The First of July happens this week, and while you may be scratching your head and wondering, “Does she mean July 4th?” I am, in fact, talking about its less auspicious summertime cousin, July 1st.
It may just be a Tuesday to you, or the day that you awake and recite some nonsensical superstition about rabbits, or the day you denoted in your calendar to raid Hannaford of buns for your upcoming BBQ. But it’s actually more than that.
It’s the midway point of the year. The Earth has completed half of its revolution around the sun, and she is hiking up her pants, which are losing the elastic in the waistband, and mustering the energy to do what’s left of her trek.
It means that we have closed in — at least halfway — on our resolutions that we made on the first of the year. It could also mean that we have to quicken our pace to make our goals in the remaining time we have.

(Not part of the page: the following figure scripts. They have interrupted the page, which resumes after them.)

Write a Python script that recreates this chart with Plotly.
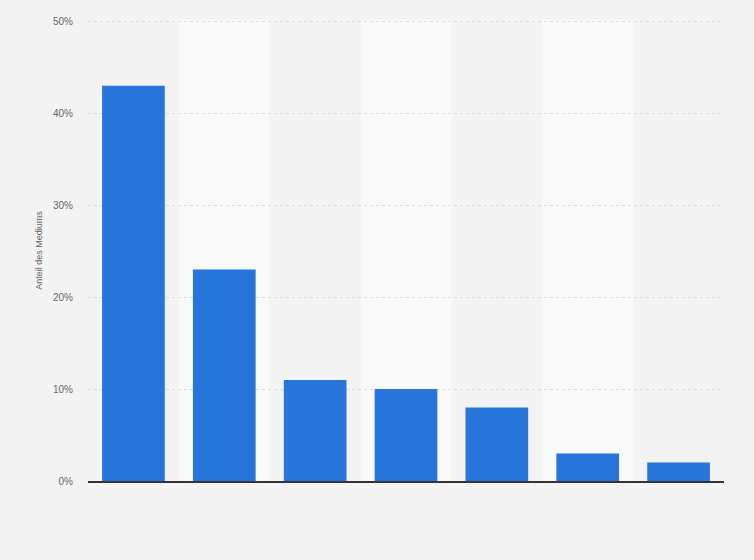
import plotly.graph_objects as go

# Shares per medium (labels are not shown in the chart)
categories = ["Medium 1", "Medium 2", "Medium 3", "Medium 4", "Medium 5", "Medium 6", "Medium 7"]
values = [43, 23, 11, 10, 8, 3, 2]
y_ticks = [0, 10, 20, 30, 40, 50]
y_tick_labels = ["0%", "10%", "20%", "30%", "40%", "50%"]

fig = go.Figure(go.Bar(
    x=categories,
    y=values,
    marker=dict(color="#2775db", line=dict(width=0)),
    width=0.69,
    hoverinfo="x+y",
))

# alternating lighter column bands
shapes = []
for i in range(1, len(categories), 2):
    shapes.append(dict(
        type="rect", xref="x", yref="paper",
        x0=i - 0.5, x1=i + 0.5, y0=0, y1=1,
        fillcolor="#f9f9f9", line=dict(width=0), layer="below",
    ))

fig.update_layout(
    width=754, height=560,
    margin=dict(l=88, r=30, t=20, b=79),
    paper_bgcolor="#f3f3f3",
    plot_bgcolor="#f3f3f3",
    shapes=shapes,
    showlegend=False,
    font=dict(family="Liberation Sans, Arial, sans-serif", color="#666666"),
    xaxis=dict(
        showticklabels=False, showgrid=False, zeroline=False,
        showline=True, linecolor="#333333", linewidth=1.5,
        range=[-0.5, len(categories) - 0.5],
    ),
    yaxis=dict(
        range=[0, 50.15], tickvals=y_ticks, ticktext=y_tick_labels,
        tickfont=dict(size=10, color="#666666"),
        ticklabelstandoff=14,
        showgrid=True, gridcolor="#dcdcdc", griddash="dot", gridwidth=1,
        zeroline=False, showline=False, ticks="",
        title=dict(text="Anteil des Mediums", font=dict(size=9, color="#666666"), standoff=8),
    ),
    bargap=0.31,
)

fig.write_html("out.html", config={"displayModeBar": False},
               post_script="document.body.style.margin='0';")
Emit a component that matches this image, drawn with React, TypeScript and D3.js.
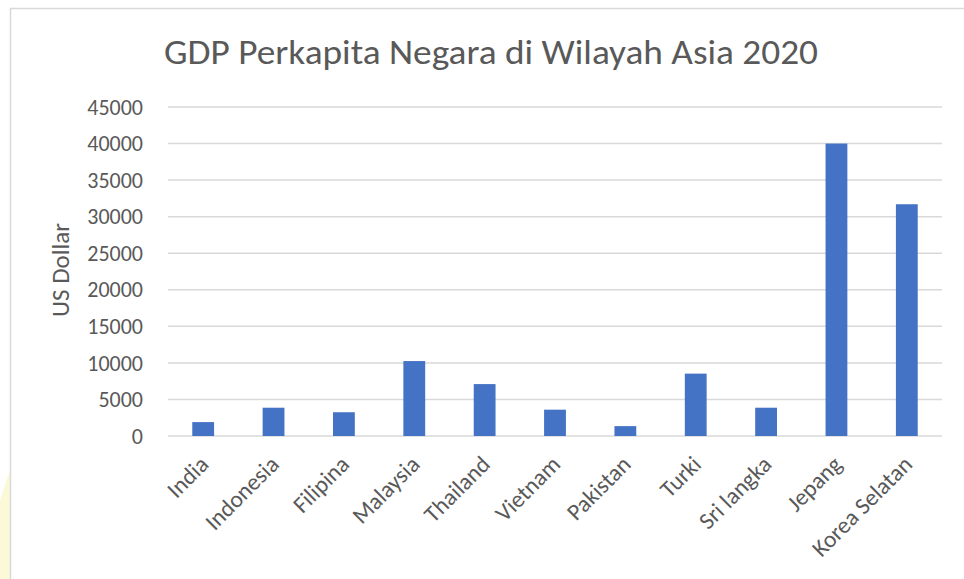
import React from "react";
import * as d3 from "d3";

const categories = ["India", "Indonesia", "Filipina", "Malaysia", "Thailand", "Vietnam", "Pakistan", "Turki", "Sri langka", "Jepang", "Korea Selatan"];
const values = [1900, 3870, 3250, 10250, 7100, 3600, 1350, 8530, 3870, 40000, 31700];
const yTicks = [0, 5000, 10000, 15000, 20000, 25000, 30000, 35000, 40000, 45000];
const title = "GDP Perkapita Negara di Wilayah Asia 2020";
const yLabel = "US Dollar";

export default function App() {
  const W = 964, H = 579;
  const left = 168, right = 942, top = 107, bottom = 436;
  const x = d3.scaleBand<string>().domain(categories).range([left, right]).paddingInner(0.69).paddingOuter(0.345);
  const y = d3.scaleLinear().domain([0, 45000]).range([bottom, top]);
  const font = "Carlito, Calibri, 'Open Sans', sans-serif";
  const grey = "#595959";
  return (
    <svg width={W} height={H} style={{ position: "absolute", left: 0, top: 0, display: "block", background: "#fff" }} fontFamily={font}>
      <rect x={0} y={0} width={W} height={H} fill="#fff" />
      <path d="M0,500 L10,470 L10,579 L0,579 Z" fill="#fbf6c8" opacity={0.7} />
      <rect x={10.5} y={8.5} width={1000} height={700} fill="#fff" stroke="#d9d9d9" strokeWidth={1.5} />
      <text x={491} y={64} textAnchor="middle" fontSize={34} fill={grey} textLength={654} lengthAdjust="spacingAndGlyphs">{title}</text>
      {yTicks.map((t) => (
        <g key={t}>
          <line x1={left} x2={right} y1={y(t)} y2={y(t)} stroke="#d9d9d9" strokeWidth={1.5} />
          <text x={143} y={y(t)} dy="0.35em" textAnchor="end" fontSize={22} fill={grey}>{t}</text>
        </g>
      ))}
      <text transform={`translate(69,270) rotate(-90)`} textAnchor="middle" fontSize={25} fill={grey}>{yLabel}</text>
      {categories.map((c, i) => (
        <rect key={c} x={x(c)} y={y(values[i])} width={x.bandwidth()} height={y(0) - y(values[i])} fill="#4472c4" />
      ))}
      {categories.map((c) => {
        const cx = (x(c) as number) + x.bandwidth() / 2;
        return (
          <text key={c} transform={`translate(${cx + 1},${460}) rotate(-45)`} textAnchor="end" dy="0.35em" fontSize={23.5} fill={grey}>{c}</text>
        );
      })}
    </svg>
  );
}
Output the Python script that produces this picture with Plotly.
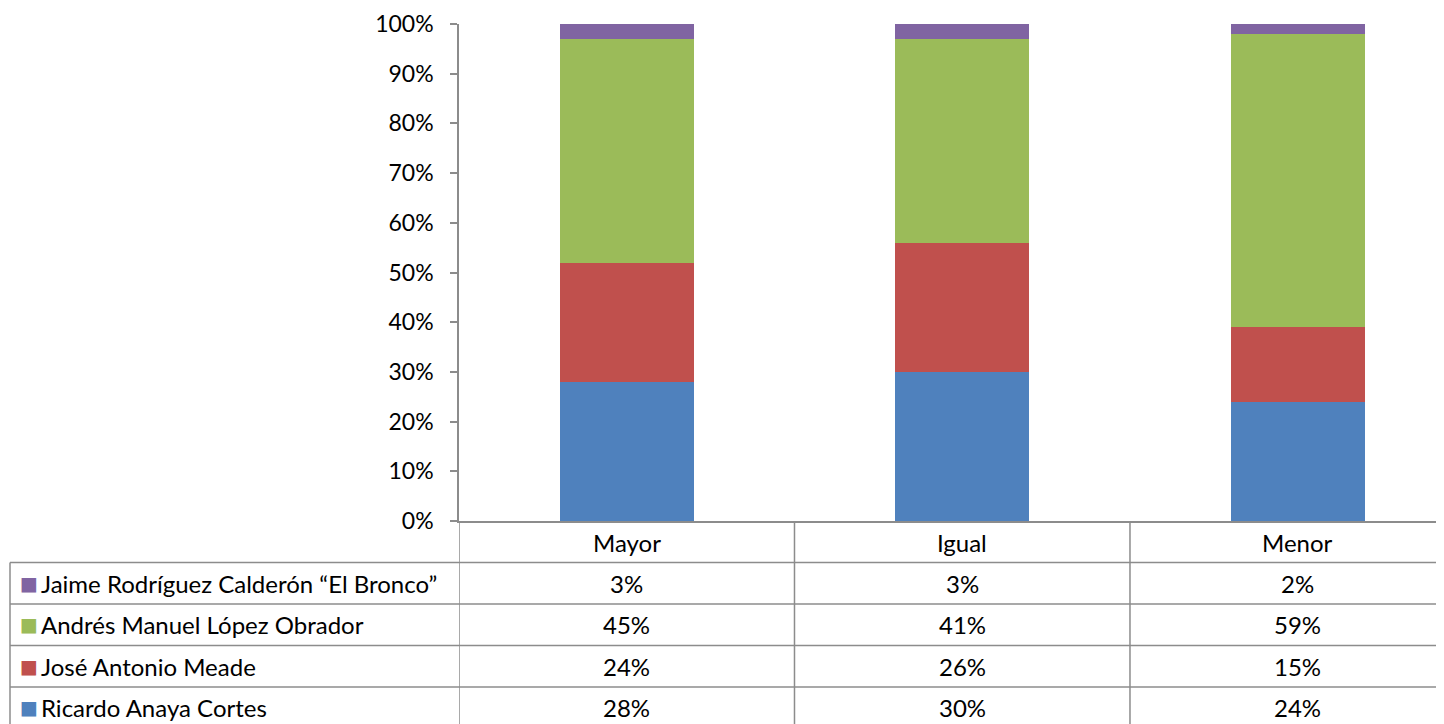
import plotly.graph_objects as go

categories = ["Mayor", "Igual", "Menor"]
series_names = [
    "Ricardo Anaya Cortes",
    "José Antonio Meade",
    "Andrés Manuel López Obrador",
    "Jaime Rodríguez Calderón “El Bronco”",
]
ricardo = [28, 30, 24]
meade = [24, 26, 15]
amlo = [45, 41, 59]
bronco = [3, 3, 2]
series_values = [ricardo, meade, amlo, bronco]
colors = ["#4F81BD", "#C0504D", "#9BBB59", "#8064A2"]
y_ticks = [0, 10, 20, 30, 40, 50, 60, 70, 80, 90, 100]

OFF = 8  # browser body margin
W, H = 1444 - OFF, 724 - OFF
ML, MT, MB = 459 - OFF, 24 - OFF, 203
plot_w = W - ML
plot_h = H - MT - MB
FONT = "Lato"
FS_TICK = 23
FS = 24

def px_to_py(py):
    # py: page pixel y
    return -(py - (724 - MB)) / plot_h

def px_to_px(px):
    return (px - 459) / plot_w

fig = go.Figure()
for name, vals, col in zip(series_names, series_values, colors):
    fig.add_trace(go.Bar(x=list(range(len(categories))), y=vals, name=name,
                         marker=dict(color=col, line=dict(width=0)), width=0.4))

shapes = []
line_col = "#8C8C8C"
for py in [562.5, 604, 645.5, 687]:
    shapes.append(dict(type="line", xref="paper", yref="paper",
                       x0=px_to_px(10), x1=1.0, y0=px_to_py(py), y1=px_to_py(py),
                       line=dict(color=line_col, width=1.5)))
shapes.append(dict(type="line", xref="paper", yref="paper",
                   x0=px_to_px(10), x1=px_to_px(10), y0=px_to_py(562.5), y1=px_to_py(730),
                   line=dict(color=line_col, width=1.5)))
for xb in [-0.5, 0.5, 1.5, 2.5]:
    shapes.append(dict(type="line", xref="x", yref="paper",
                       x0=xb, x1=xb, y0=0, y1=px_to_py(730),
                       line=dict(color=line_col, width=1.5)))

annotations = []
row_centers = [542, 583, 624, 666, 707]
for i, c in enumerate(categories):
    annotations.append(dict(x=i, y=px_to_py(row_centers[0]), xref="x", yref="paper",
                            text=c, showarrow=False, xanchor="center", yanchor="middle",
                            font=dict(family=FONT, size=FS, color="black")))
order = [3, 2, 1, 0]
for r, si in enumerate(order):
    yc = px_to_py(row_centers[r + 1])
    annotations.append(dict(x=px_to_px(18), y=yc, xref="paper", yref="paper",
                            text="■", showarrow=False, xanchor="left", yanchor="middle",
                            font=dict(family="DejaVu Sans", size=19, color=colors[si])))
    annotations.append(dict(x=px_to_px(39), y=yc, xref="paper", yref="paper",
                            text=series_names[si], showarrow=False, xanchor="left", yanchor="middle",
                            font=dict(family=FONT, size=FS, color="black")))
    for i, v in enumerate(series_values[si]):
        annotations.append(dict(x=i, y=yc, xref="x", yref="paper",
                                text=f"{v}%", showarrow=False, xanchor="center", yanchor="middle",
                                font=dict(family=FONT, size=FS, color="black")))

fig.update_layout(
    barmode="stack",
    width=W, height=H,
    margin=dict(l=ML, r=0, t=MT, b=MB, pad=0),
    paper_bgcolor="white", plot_bgcolor="white",
    showlegend=False,
    shapes=shapes,
    annotations=annotations,
    xaxis=dict(range=[-0.5, 2.436],
               showticklabels=False, ticks="", showgrid=False, zeroline=False,
               showline=True, linecolor=line_col, linewidth=1.5, fixedrange=True),
    yaxis=dict(range=[0, 100], tickvals=y_ticks, ticktext=[f"{t}%" for t in y_ticks],
               ticks="outside", ticklen=7, tickcolor=line_col, tickwidth=1.5,
               showgrid=False, zeroline=False, showline=True, linecolor=line_col, linewidth=1.5,
               tickfont=dict(family=FONT, size=FS_TICK, color="black"), ticklabelstandoff=12),
)

fig.write_html("out.html")
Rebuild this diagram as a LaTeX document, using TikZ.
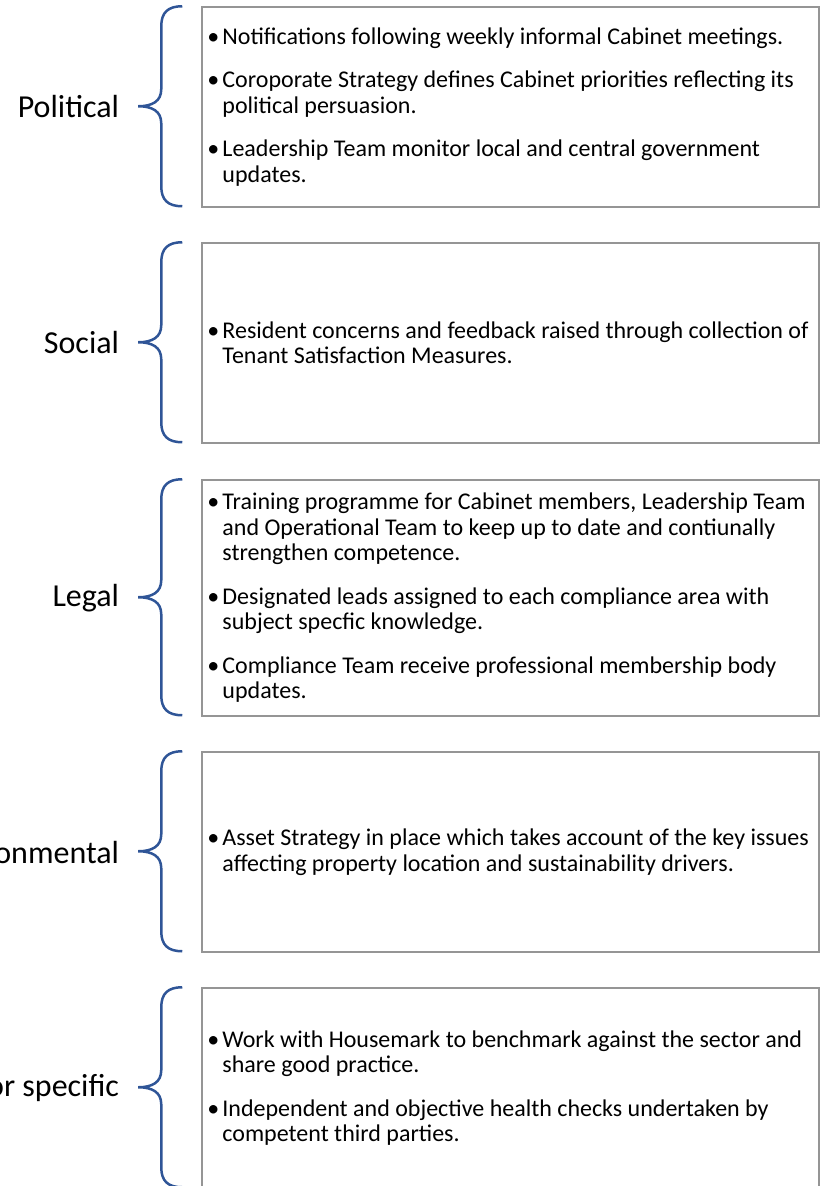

I don’t know about you, but I set some pretty lofty achievements for myself, ranging from better resembling Kim Kardashian to stopping the melting of the polar ice caps.
It is time, at this solstice of halfway-ness, to take stock of ourselves, our families, our lives, and our work in hopes of correcting mid-course for the half of the year that had better be better than the one we have completed.
We managed to dream vividly back in January, even when we’d been so besieged by snow that the weatherman gave his report in Morse code. It should be easier for us to evaluate life when you at least have proof of it outside our windows.
There have been some triumphs over the past six months:
I did remove “Burritos” from the “Special Skills” section of my resume.
I stopped trying to pay the babysitter in impressions of her boyfriend.
I joined a book club that I take very seriously unless a discussion point arises around the section that I only skimmed, and then I pack my mouth with hummus and wave my hands in despair and say, “I just can’t…”
I have taken up speed walking, which I transform into slow running whenever I see someone I know, which has spawned a rumor in town that I am a runner.
I have started reading the clippings that my mother sends me from Real Simple magazine. I know all the best methods now for finding my true self and my car keys.
I stopped telling my grandmother that I was marrying George Clooney because it was getting complicated now that George Clooney is marrying someone else.
I taught my middle child how to swim, which meant spending approximately 100 hours in a tepid pool at the YMCA surrounded by people I don’t ever want to see at the YMCA pool, like my dental hygienists and the guy with the eye twitch from the recycling center.
I taught my oldest child how to color my roots with a home hair dye kit, so now I can refer to him as “Daryl Hannah from Steel Magnolias.”
I taught my littlest child how to handle herself on the toilet so that she would stop yelling through restaurants, “Wipe, Mom! This is a bad one!”
It wouldn’t be a half-year well lived if I wasn’t still striving, though.
To that end, I’ve left a bevy of bullet points on my path to self-actualization:
I have not become a wildly-famous comedian yet, even though I started introducing myself as “a wildly-famous comedian.” (Though this has proven that the methods of “The Secret” are not surefire because I also wrote myself a check for a million dollars and all that happened was that it bounced.)
I am still only acknowledging my parents’ birthdays with a thoughtfully-crafted email that uses the most expressive emoticons available.
I am calling my brother to catch up more often, though I still do end most phone calls with, “Bet you Navy SEALs didn’t see that one coming,” even if I’m talking about the cancellation of a TV show or a bout of rain.
I have yet to go sailing as I’d planned, but I have test-driven many varieties of duct tape so that I’ll be ready to be adhered to the mast when I do.
I have not stopped regifting things I do not need, but I have stopped asking with arched eyebrows, “You’ve never seen this at my house before, right?”
I have not met my weight loss goals, but I plan to stop measuring the loss in ounces.
I haven’t been putting money away, but I have stopped asking the bank teller if they’ve dissolved my savings account out of pity.
I still hold my very partisan view that cupcakes are superior to whoopie pies; I see no reaching across the aisle for me in 2014.
I have not yet learned another language other than growling and slapping my forehead in exasperation at my children.
Here we stand, people. Halfway to the stars or halfway to perdition, depending on where you are. July 1st is all about recalibration, so start tuning your life needles.
Well, now that I think about it, maybe we should all wait until after July Fourth, since that day is all about burgers and pie and the liberation from too many rules about how to live.